# Problem requirements:
Write out the listing below again, precisely as it is given.

# Collected material:

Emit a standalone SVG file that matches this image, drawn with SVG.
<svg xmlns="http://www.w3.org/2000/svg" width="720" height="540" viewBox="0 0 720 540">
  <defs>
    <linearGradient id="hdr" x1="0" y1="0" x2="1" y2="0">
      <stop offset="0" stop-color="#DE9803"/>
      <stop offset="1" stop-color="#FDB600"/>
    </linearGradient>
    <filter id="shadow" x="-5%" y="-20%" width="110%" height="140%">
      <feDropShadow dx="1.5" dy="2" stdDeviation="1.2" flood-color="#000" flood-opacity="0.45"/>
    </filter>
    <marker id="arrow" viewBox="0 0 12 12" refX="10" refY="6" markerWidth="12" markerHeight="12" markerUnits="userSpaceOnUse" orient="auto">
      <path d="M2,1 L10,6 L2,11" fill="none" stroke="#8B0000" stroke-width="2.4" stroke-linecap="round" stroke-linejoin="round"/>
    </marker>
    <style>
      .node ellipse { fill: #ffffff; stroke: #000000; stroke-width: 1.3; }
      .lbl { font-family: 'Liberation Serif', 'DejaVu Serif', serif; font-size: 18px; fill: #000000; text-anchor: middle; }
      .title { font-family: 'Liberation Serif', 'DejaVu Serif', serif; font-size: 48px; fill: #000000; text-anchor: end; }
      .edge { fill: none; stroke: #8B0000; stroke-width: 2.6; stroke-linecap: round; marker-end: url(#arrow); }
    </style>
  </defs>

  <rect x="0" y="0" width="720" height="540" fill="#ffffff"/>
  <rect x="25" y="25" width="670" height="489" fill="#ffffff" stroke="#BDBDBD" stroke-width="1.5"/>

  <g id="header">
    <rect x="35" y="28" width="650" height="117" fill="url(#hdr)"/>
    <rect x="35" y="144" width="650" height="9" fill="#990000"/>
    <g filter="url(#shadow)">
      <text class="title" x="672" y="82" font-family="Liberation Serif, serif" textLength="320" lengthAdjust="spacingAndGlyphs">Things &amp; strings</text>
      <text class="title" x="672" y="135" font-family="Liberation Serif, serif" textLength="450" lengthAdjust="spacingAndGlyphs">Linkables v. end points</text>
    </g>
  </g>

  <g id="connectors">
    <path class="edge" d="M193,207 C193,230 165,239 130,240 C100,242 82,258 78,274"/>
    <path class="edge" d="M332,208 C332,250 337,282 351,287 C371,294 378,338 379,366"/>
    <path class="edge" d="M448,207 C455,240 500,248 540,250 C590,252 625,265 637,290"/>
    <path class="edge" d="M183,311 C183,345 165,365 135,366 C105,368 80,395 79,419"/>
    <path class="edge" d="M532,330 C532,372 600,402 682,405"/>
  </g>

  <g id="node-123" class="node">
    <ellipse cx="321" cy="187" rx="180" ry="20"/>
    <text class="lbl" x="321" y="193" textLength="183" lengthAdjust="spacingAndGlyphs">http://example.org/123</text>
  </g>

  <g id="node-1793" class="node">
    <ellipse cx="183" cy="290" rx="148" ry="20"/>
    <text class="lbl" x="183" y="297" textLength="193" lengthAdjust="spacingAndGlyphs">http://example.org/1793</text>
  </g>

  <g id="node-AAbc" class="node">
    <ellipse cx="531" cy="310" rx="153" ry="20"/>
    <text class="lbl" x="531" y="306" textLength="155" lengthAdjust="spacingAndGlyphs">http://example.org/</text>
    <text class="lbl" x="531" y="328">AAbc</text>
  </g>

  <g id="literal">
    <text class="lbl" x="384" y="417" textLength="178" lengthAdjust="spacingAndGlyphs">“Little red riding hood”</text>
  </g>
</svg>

# Reply to the task:
Emit a standalone SVG file that matches this image, drawn with SVG.
<svg xmlns="http://www.w3.org/2000/svg" width="720" height="540" viewBox="0 0 720 540">
  <defs>
    <linearGradient id="hdr" x1="0" y1="0" x2="1" y2="0">
      <stop offset="0" stop-color="#DE9803"/>
      <stop offset="1" stop-color="#FDB600"/>
    </linearGradient>
    <filter id="shadow" x="-5%" y="-20%" width="110%" height="140%">
      <feDropShadow dx="1.5" dy="2" stdDeviation="1.2" flood-color="#000" flood-opacity="0.45"/>
    </filter>
    <marker id="arrow" viewBox="0 0 12 12" refX="10" refY="6" markerWidth="12" markerHeight="12" markerUnits="userSpaceOnUse" orient="auto">
      <path d="M2,1 L10,6 L2,11" fill="none" stroke="#8B0000" stroke-width="2.4" stroke-linecap="round" stroke-linejoin="round"/>
    </marker>
    <style>
      .node ellipse { fill: #ffffff; stroke: #000000; stroke-width: 1.3; }
      .lbl { font-family: 'Liberation Serif', 'DejaVu Serif', serif; font-size: 18px; fill: #000000; text-anchor: middle; }
      .title { font-family: 'Liberation Serif', 'DejaVu Serif', serif; font-size: 48px; fill: #000000; text-anchor: end; }
      .edge { fill: none; stroke: #8B0000; stroke-width: 2.6; stroke-linecap: round; marker-end: url(#arrow); }
    </style>
  </defs>

  <rect x="0" y="0" width="720" height="540" fill="#ffffff"/>
  <rect x="25" y="25" width="670" height="489" fill="#ffffff" stroke="#BDBDBD" stroke-width="1.5"/>

  <g id="header">
    <rect x="35" y="28" width="650" height="117" fill="url(#hdr)"/>
    <rect x="35" y="144" width="650" height="9" fill="#990000"/>
    <g filter="url(#shadow)">
      <text class="title" x="672" y="82" font-family="Liberation Serif, serif" textLength="320" lengthAdjust="spacingAndGlyphs">Things &amp; strings</text>
      <text class="title" x="672" y="135" font-family="Liberation Serif, serif" textLength="450" lengthAdjust="spacingAndGlyphs">Linkables v. end points</text>
    </g>
  </g>

  <g id="connectors">
    <path class="edge" d="M193,207 C193,230 165,239 130,240 C100,242 82,258 78,274"/>
    <path class="edge" d="M332,208 C332,250 337,282 351,287 C371,294 378,338 379,366"/>
    <path class="edge" d="M448,207 C455,240 500,248 540,250 C590,252 625,265 637,290"/>
    <path class="edge" d="M183,311 C183,345 165,365 135,366 C105,368 80,395 79,419"/>
    <path class="edge" d="M532,330 C532,372 600,402 682,405"/>
  </g>

  <g id="node-123" class="node">
    <ellipse cx="321" cy="187" rx="180" ry="20"/>
    <text class="lbl" x="321" y="193" textLength="183" lengthAdjust="spacingAndGlyphs">http://example.org/123</text>
  </g>

  <g id="node-1793" class="node">
    <ellipse cx="183" cy="290" rx="148" ry="20"/>
    <text class="lbl" x="183" y="297" textLength="193" lengthAdjust="spacingAndGlyphs">http://example.org/1793</text>
  </g>

  <g id="node-AAbc" class="node">
    <ellipse cx="531" cy="310" rx="153" ry="20"/>
    <text class="lbl" x="531" y="306" textLength="155" lengthAdjust="spacingAndGlyphs">http://example.org/</text>
    <text class="lbl" x="531" y="328">AAbc</text>
  </g>

  <g id="literal">
    <text class="lbl" x="384" y="417" textLength="178" lengthAdjust="spacingAndGlyphs">“Little red riding hood”</text>
  </g>
</svg>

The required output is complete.